The locker room issues are just like a tangled extension cord, it’s frustrating, you think there is a fast and easy fix to get it sorted out, but the only real solution is to just bite the bullet, sit down and just work through it, however long it may take. As it stands, that pesky cord is already a little better thanks to Braden Holtby taking a bit of a leadership role and holding J.T. Miller’s feet to the fire in Saturday night’s game. It may not seem like much but his staredown was worth a thousand words.

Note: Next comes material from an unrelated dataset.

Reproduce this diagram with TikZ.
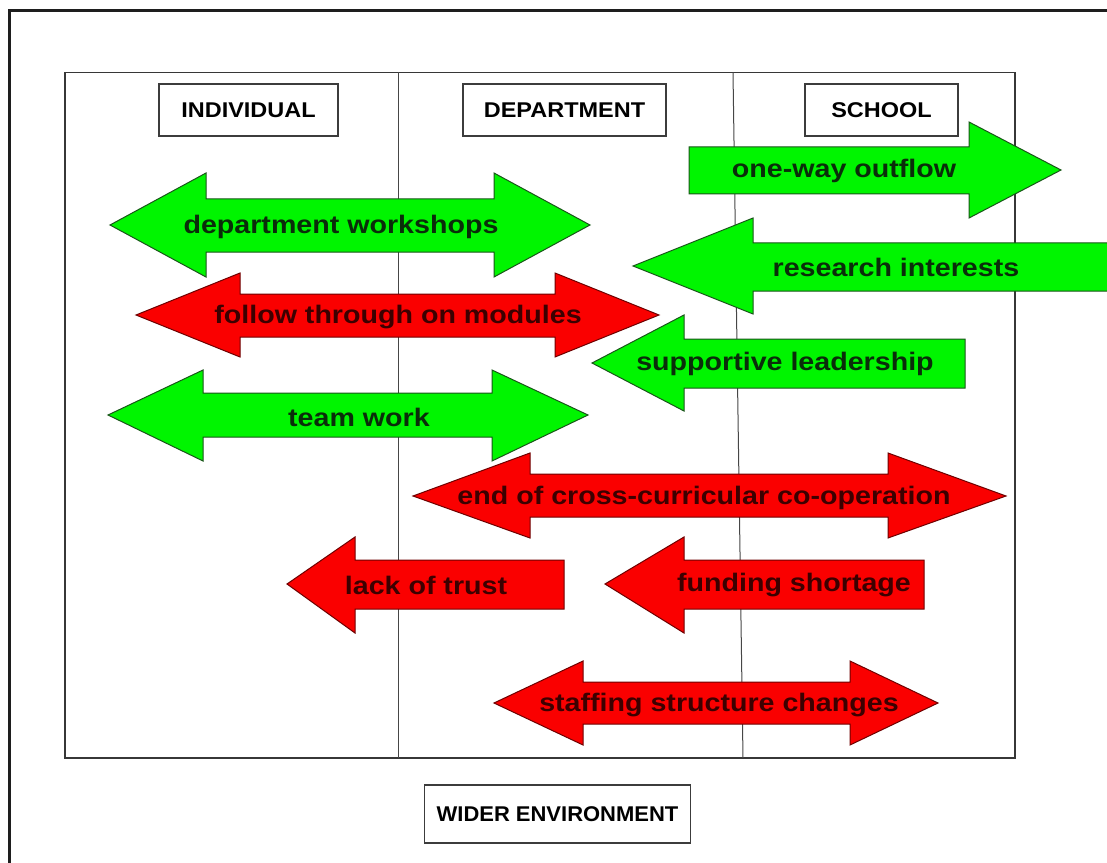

It will be things like that, small exchanges that will have large impacts on the team. Combined with a schedule that eases off a little bit, the team will then get to work through some more yardage of the extension cord in practice. Players holding each other accountable will make the team better. Challenging their peers, and helping each other Improve.
With this season being so strange, it might be the right approach at this point in the season to hold out hope. We all know this team is better than how it is playing right now. The team should eat their losses and be better for it next year. The Canucks should try not to make any massive knee-jerk reactions just yet. Let’s all give the team some time to breathe and let’s see what shakes out.